Benicio Del Toro and Halle Berry in 'Things We Lost in the Fire' (2007)   

 

Dir. Susanne Bier, US/UK, 2007, 118 mins

Cast: Halle Berry, Benicio Del Toro, David Duchovny

Review by Carol Allen

Audrey (Berry) is grief stricken after her husband Brian (Duchovny) is killed when intervening in someone else's domestic fight.  Reluctantly, she invites his oldest friend Jerry (Del Toro), of whom she's never approved, to the funeral.  Jerry is a recovering drug addict living in a halfway house, and Brian was the one person who never gave up on him.  Out of loyalty to her husband and to alleviate her own feelings of isolation, Audrey offers him the apartment over the garage in return for giving her help with odd jobs around the house.  Slowly, a wary and sometimes spiky friendship develops between them, which gets particularly tricky when Audrey's two pretentiously named children, Harper and Dory, start to get more attached to Jerry than they are to their uptight mother. 

Danish director Bier (Open Hearts) has a distinctive talent for finding the little things that make a character or a relationship ring true.  For example, in a scene at the funeral reception, when Jerry at the funeral steps outside for a cigarette and Howard (John Carroll Lynch), a friend of the family, scrounges one off him then puts it out quickly when his bossy wife spots him.  Jerry then carefully picks up the discarded cigarette and pockets it.  It's a little scene that tells us volumes about both characters.  

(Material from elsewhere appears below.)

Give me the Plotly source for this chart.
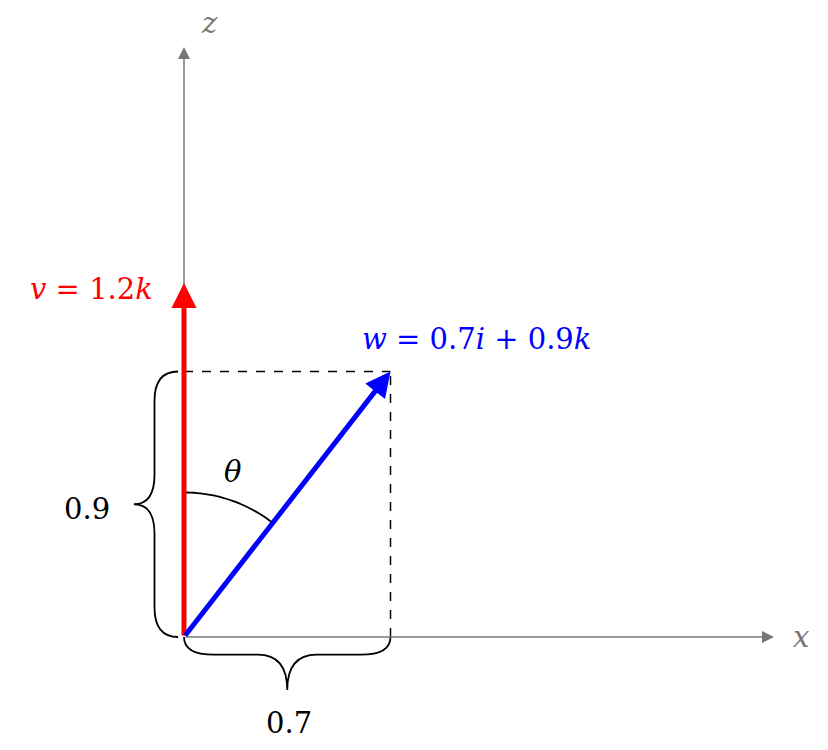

Benicio Del Toro is terrific as Jerry.  He looks convincingly rough when he's on the dope, makes the character very engaging, particularly in his scenes with the children and brings a nice humour to the role.   There's also an im pressively honest performance from Alison Lohman as Jerry's friend from the addiction group.   Although only seen in flashback, Duchovny makes a strong impression as Brian Mr Totally Nice Guy without being wet.  Another Bier touch is in the relaxed, cosy and non-sexual way Audrey and  Brian curl round each other in bed, which speaks of years of mutual intimacy.  You really miss Brian, when his presence finally disappears from the film.  Berry is a very beautiful woman but the character she plays is frankly a bit of an insecure and bossy pain in her relationship with both Jerry and her husband.  One wonders how it could have been the idyllic marriage we're led to believe it was.   She is touching in her grief but not that moving.  There's something a bit mannered and calculated about the performance.  

There is, in fact, something a bit mannered and self conscious about the whole film, despite the best efforts of Bier to give it a realistic and European sensitivity, cutting off Audrey's histrionics before they go on for too long and ensuring that Jerry's lapse back into dope and his subsequent cold turkey doesn't go over the top.  But the film's message about the importance of healing and closure, which rings loudly and clearly through Allan Loeb's screenplay, sometimes makes you feel like you are taking part in a psychotherapy session rather than watching a movie.   But it's still worth seeing, particularly for del Toro's performance.